Seattle Seahawks: Rick Mirer
Just like Clausen, Mirer was very successful at Notre Dame. He’s still one of the most efficient quarterbacks to ever play for the Irish, and that’s the type of player that the Seahawks thought they were getting when he was selected second overall. What they got instead? You guessed it: One of the biggest QB busts that we’ve ever seen. He threw 56 interceptions in four years as the quarterback for Seattle, officially cementing his status as a major draft bust.
Tampa Bay Buccaneers: Chris Simms
Perhaps the outlook for Simms was a bit unfair considering who his father is, but that didn’t stop the Tampa Bay Buccaneers from taking a chance on the Texas product and drafting him in the third round. That’s certainly a bit lower than most of the players on this list, but it was still a rather high choice that didn’t pan out due to injuries and on-field struggles. Simms was never the consistent start that most thought he’d be after thriving with the Longhorns.
Tennessee Titans: Vince Young
We go back to back with the Texas quarterbacks as one of the most memorable Longhorns in history takes his rightful place on the list.
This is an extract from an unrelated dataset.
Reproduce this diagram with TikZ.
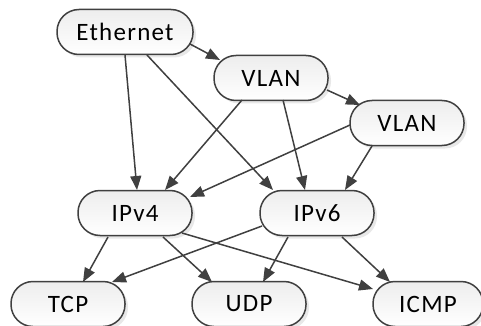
\documentclass[tikz,border=0pt]{standalone}
\usepackage{fontspec}
\setmainfont{Carlito}[LetterSpace=5]
\usepackage{tikz}
\usetikzlibrary{calc, arrows.meta, shadows}

\definecolor{linegray}{HTML}{404040}

\begin{document}
\begin{tikzpicture}[x=0.5pt, y=-0.5pt, >={Triangle[length=7pt,width=5.5pt]},
    proto/.style={draw=linegray, line width=0.75pt, rounded corners=11pt,
      top color=gray!14, bottom color=white, minimum height=22.5pt,
      minimum width=57pt, inner sep=0pt, font=\fontsize{12.5}{14}\selectfont,
      drop shadow={opacity=0.18, shadow xshift=1.5pt, shadow yshift=-1.5pt}},
    edge/.style={->, draw=linegray, fill=linegray, line width=0.75pt}]
  \useasboundingbox (0,0) rectangle (481,326);
  % Protocol nodes
  \node[proto, minimum width=68pt] (eth) at (125,32) {Ethernet};
  \node[proto] (vlan1) at (271,78) {VLAN};
  \node[proto] (vlan2) at (407,123) {VLAN};
  \node[proto] (ipv4) at (135,213) {IPv4};
  \node[proto] (ipv6) at (317,213) {IPv6};
  \node[proto] (tcp) at (68,304) {TCP};
  \node[proto] (udp) at (249,304) {UDP};
  \node[proto, minimum width=55pt] (icmp) at (428,304) {ICMP};
  % Links (start offset / end offset from centres)
  \foreach \a/\sa/\b/\eb in {
      eth/{65,12}/vlan1/{-51,-18}, eth/{0,23}/ipv4/{2,-23},
      eth/{22,23}/ipv6/{-44,-23}, vlan1/{56,12}/vlan2/{-47,-18},
      vlan1/{-29,22}/ipv4/{30,-23}, vlan1/{12,22}/ipv6/{-12,-23},
      vlan2/{-57,2}/ipv4/{55,-16}, vlan2/{-35,23}/ipv6/{28,-23},
      ipv4/{-27,24}/tcp/{15,-22}, ipv4/{28,24}/udp/{-37,-22},
      ipv4/{47,20}/icmp/{-55,-15}, ipv6/{-55,13}/tcp/{44,-22},
      ipv6/{-29,24}/udp/{14,-22}, ipv6/{25,24}/icmp/{-38,-22}}{
    \draw[edge] ($(\a.center)+(\sa)$) -- ($(\b.center)+(\eb)$);
  }
\end{tikzpicture}
\end{document}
Young was absolutely spectacular in college, and the Titans raced to the podium to land their future star. The problem was that Young would never find the same success in the NFL as he found in college. He was wildly inconsistent at times under center, and Tennessee had no choice but to cut ties with him several seasons after thinking he was worth that high of a pick.
Washington Redskins: Heath Shuler
Things just haven’t gone well for quarterbacks taken in the No. 3 overall spot. That was the case for Shuler in 1994, and the Redskins didn’t get anywhere near the quality that they were expecting from the former Tennessee star. Shuler only won four games in three seasons and threw 19 interceptions before heading elsewhere. He started nine games with the Saints in 1997 and that was it for his NFL career.